High interest rates are a heavy burden on households and businesses.

The organisation makes the comparison of interest rates in the report a particular point of discussion. In this regard, the Competition Authority points out that according to a report by the European Commission, known as the Liikanen report, only a few Eastern European countries had an interest rate spread above 21 basis points on total assets. In most other Nordic countries, this ratio was below 1%, compared with just over 3% in Iceland. It must be considered an incredible argument that this large difference is normal and is caused solely by the „accounting methods“ of revalued loan portfolios and a high proportion of deposits in total funding, as the SFF implies.
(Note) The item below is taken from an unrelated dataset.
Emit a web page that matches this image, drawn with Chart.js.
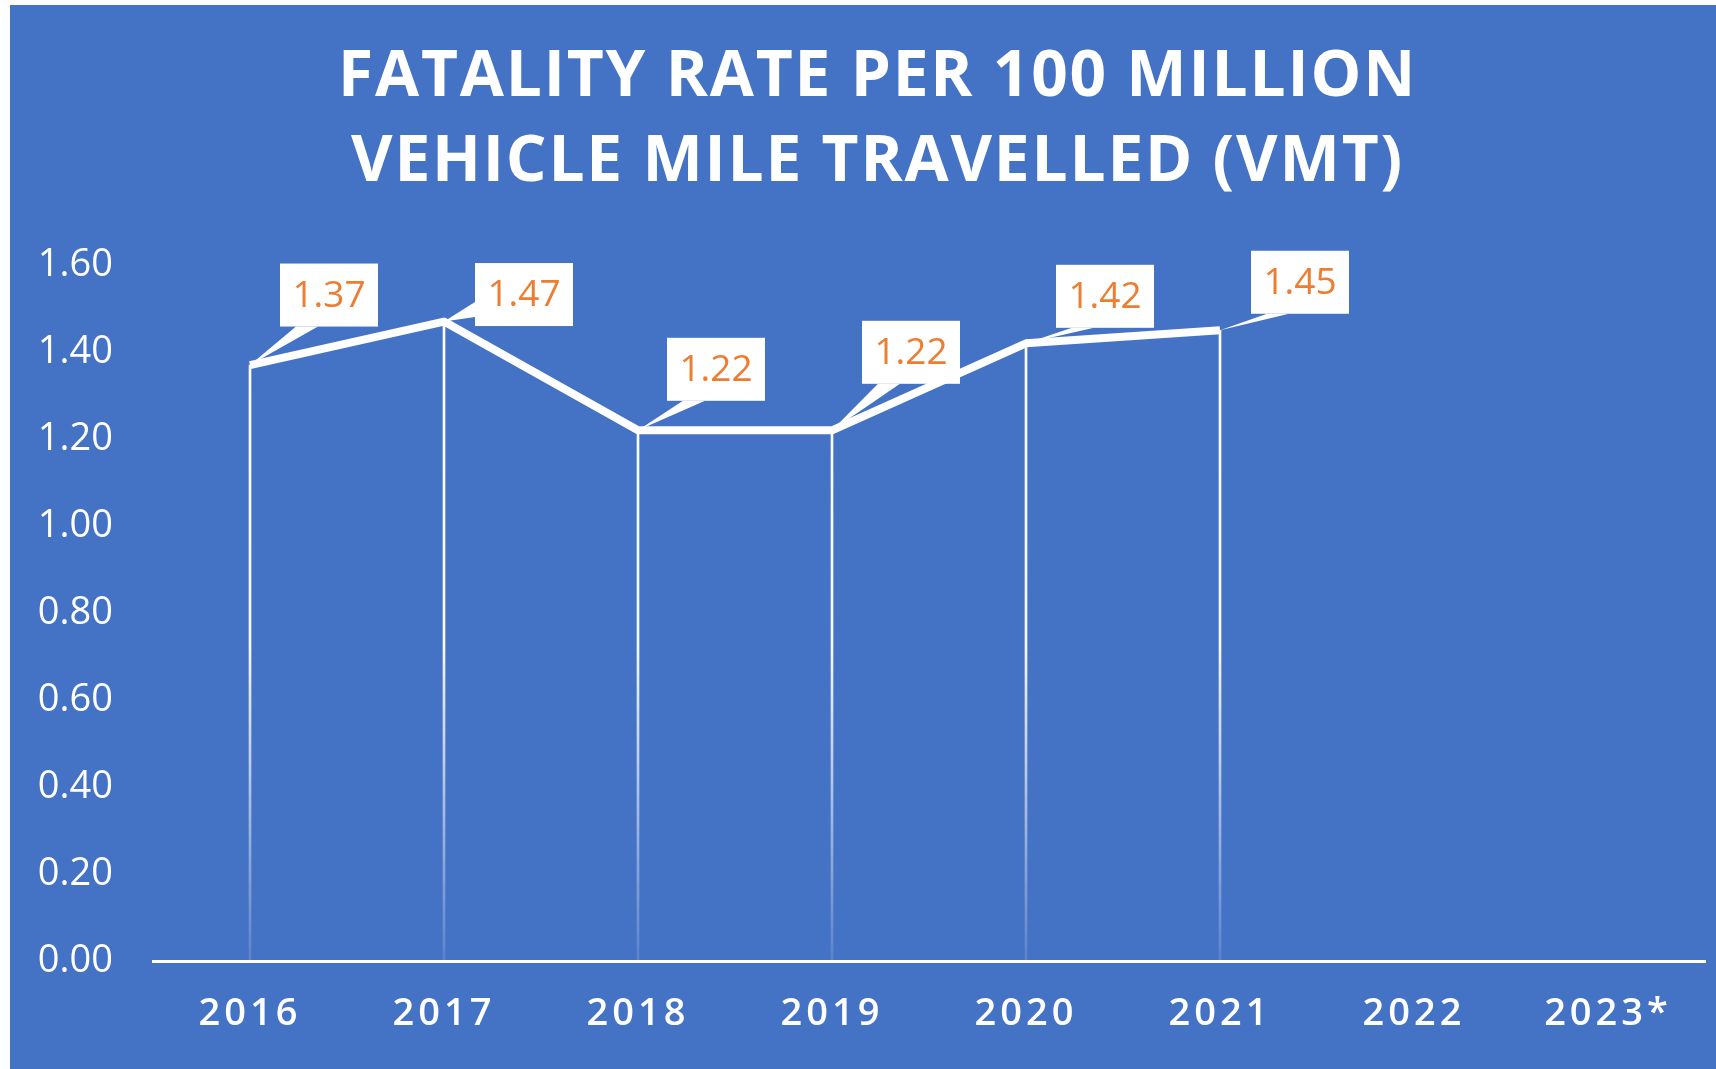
<!DOCTYPE html>
<html><head><meta charset="utf-8">
<script src="https://cdn.jsdelivr.net/npm/chart.js@4.4.1/dist/chart.umd.min.js"></script>
<style>
html,body{margin:0;padding:0;background:#fff;width:1716px;height:1069px;overflow:hidden}
#wrap{position:absolute;left:10px;top:5px;width:1706px;height:1064px;background:#4472C4}
canvas{display:block}
</style></head><body>
<div id="wrap"><canvas id="c" width="1706" height="1064"></canvas></div>
<script>
// ---- data ----
const categories = ['2016', '2017', '2018', '2019', '2020', '2021', '2022', '2023*'];
const fatalityRate = [1.37, 1.47, 1.22, 1.22, 1.42, 1.45, null, null];
const titleLines = ['FATALITY RATE PER 100 MILLION', 'VEHICLE MILE TRAVELLED (VMT)'];
const yMin = 0, yMax = 1.6, yStep = 0.2;

// ---- style ----
const WHITE = '#FFFFFF';
const ORANGE = '#ED7D31';
const calloutOffsets = [[79, -70], [80, -27], [78, -61], [79, -78], [79, -47], [80, -48]];

const spacingPlugin = {
  id: 'spacing',
  beforeDraw(chart, args, opts) {
    const patch = (obj, m, sp, shift) => {
      if (!obj || obj['__p' + m]) return;
      const orig = obj[m];
      obj[m] = function (...a) {
        const c = this.ctx; const prev = c.letterSpacing;
        c.save();
        c.letterSpacing = sp;
        if (shift) c.translate(shift, 0);
        const r = orig.apply(this, a);
        c.restore();
        c.letterSpacing = prev;
        return r;
      };
      obj['__p' + m] = true;
    };
    patch(chart.titleBlock, 'draw', opts.title, opts.titleShift);
    patch(chart.scales.x, 'drawLabels', opts.x, 0);
    patch(chart.scales.y, 'drawLabels', opts.y, 0);
  }
};

const calloutPlugin = {
  id: 'callouts',
  afterDatasetsDraw(chart, args, opts) {
    const meta = chart.getDatasetMeta(0);
    const data = chart.data.datasets[0].data;
    const ctx = chart.ctx;
    ctx.save();
    ctx.font = opts.font;
    meta.data.forEach((pt, i) => {
      const v = data[i];
      if (v == null) return;
      const off = opts.offsets[i];
      const cx = pt.x + off[0], cy = pt.y + off[1];
      const w = opts.width, h = opts.height;
      const L = cx - w / 2, T = cy - h / 2, B = cy + h / 2;
      ctx.fillStyle = WHITE;
      ctx.beginPath();
      const dy = pt.y - B, dx = L - pt.x;
      if (dy > dx * 0.5) {
        ctx.moveTo(L + 16, B); ctx.lineTo(L + 38, B);
      } else {
        ctx.moveTo(L, B - 24); ctx.lineTo(L, B - 9);
      }
      ctx.lineTo(pt.x, pt.y);
      ctx.closePath();
      ctx.fill();
      ctx.fillRect(L, T, w, h);
      ctx.fillStyle = opts.color;
      ctx.textAlign = 'center';
      ctx.textBaseline = 'middle';
      ctx.fillText(v.toFixed(2), cx, cy + 1);
    });
    ctx.restore();
  }
};

const ctx = document.getElementById('c').getContext('2d');
new Chart(ctx, {
  data: {
    labels: categories,
    datasets: [
      {
        type: 'line',
        data: fatalityRate,
        borderColor: WHITE,
        borderWidth: 8,
        pointRadius: 0,
        tension: 0,
        order: 0,
        borderJoinStyle: 'round'
      },
      {
        type: 'bar',
        data: fatalityRate,
        barThickness: 2,
        order: 1,
        backgroundColor: (c) => {
          const ca = c.chart.chartArea;
          if (!ca) return WHITE;
          const g = c.chart.ctx.createLinearGradient(0, ca.top, 0, ca.bottom);
          g.addColorStop(0, 'rgba(255,255,255,1)');
          g.addColorStop(0.55, 'rgba(255,255,255,0.95)');
          g.addColorStop(1, 'rgba(255,255,255,0.12)');
          return g;
        }
      }
    ]
  },
  options: {
    responsive: false,
    animation: false,
    events: [],
    layout: { padding: { left: 0, right: 11, top: 0, bottom: 0 } },
    plugins: {
      legend: { display: false },
      tooltip: { enabled: false },
      title: {
        display: true,
        text: titleLines,
        color: WHITE,
        font: { family: '"Open Sans"', size: 64, weight: 'bold', lineHeight: '85px' },
        padding: { top: 30, bottom: 60 }
      },
      spacing: { title: '1.8px', titleShift: 20, x: '4px', y: '0px' },
      callouts: { offsets: calloutOffsets, width: 98, height: 63, color: ORANGE, font: '37px "Open Sans"' }
    },
    scales: {
      x: {
        offset: true,
        grid: { display: false, drawTicks: false },
        border: { display: true, color: WHITE, width: 3 },
        ticks: { color: WHITE, padding: 30, font: { family: '"Open Sans"', size: 38, weight: '600' } },
        afterFit: (s) => { s.height = 108; }
      },
      y: {
        min: yMin, max: yMax,
        grid: { display: false, drawTicks: false },
        border: { display: false },
        ticks: {
          stepSize: yStep, color: WHITE, padding: 40,
          font: { family: '"Open Sans"', size: 38 },
          callback: (v) => Number(v).toFixed(2)
        },
        afterFit: (s) => { s.width = 143; }
      }
    }
  },
  plugins: [spacingPlugin, calloutPlugin]
});
</script>
</body></html>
As regards the impact of the revalued loan portfolios on the interest margin, the banks must demonstrate that this impact was significant in order to overturn the conclusions set out in the Competition Authority's report. SFF has not done so in any way. In this regard, it should be noted that the interest income on which the Competition Authority based its assessment does not include the income effects of revaluing loans and receivables, which is a separate item in the banks' accounts. The impact of the loan portfolio revaluation on interest income is therefore relatively limited, although it does exist due to the application of effective interest rates to the income recognition related to the revalued loans.

As for the deposit ratio, it seems SFF's argument can be understood as the organisation's view that it is natural for a bank that funds itself largely through deposits to have a higher interest margin than other banks. Such an argument is contradictory, as deposits are generally a cheaper source of funding for a bank than issuing bonds in the market, and should lead to lower lending rates in the market if competition is effective. It cannot be seen that a high proportion of a bank's funding from deposits can justify a large interest margin. The banks' argument on this matter is therefore weak.

SFF's response supports indications that competition is lacking.

It is particularly noteworthy that the Association of Financial Institutions is behind the commercial banks' joint response to the report. It would be concerning for an organisation of this kind to be a channel for viewpoints based on the banks' operational information and which concern the very core of the competition that exists between them under competition law. The association's participation in this discussion supports the indications that competition in the financial market is deficient, as the Competition Authority points out in its report. It would be a sign of a healthier competitive environment in the market for commercial banking services if each of the commercial banks were to participate in a discussion of this kind independently.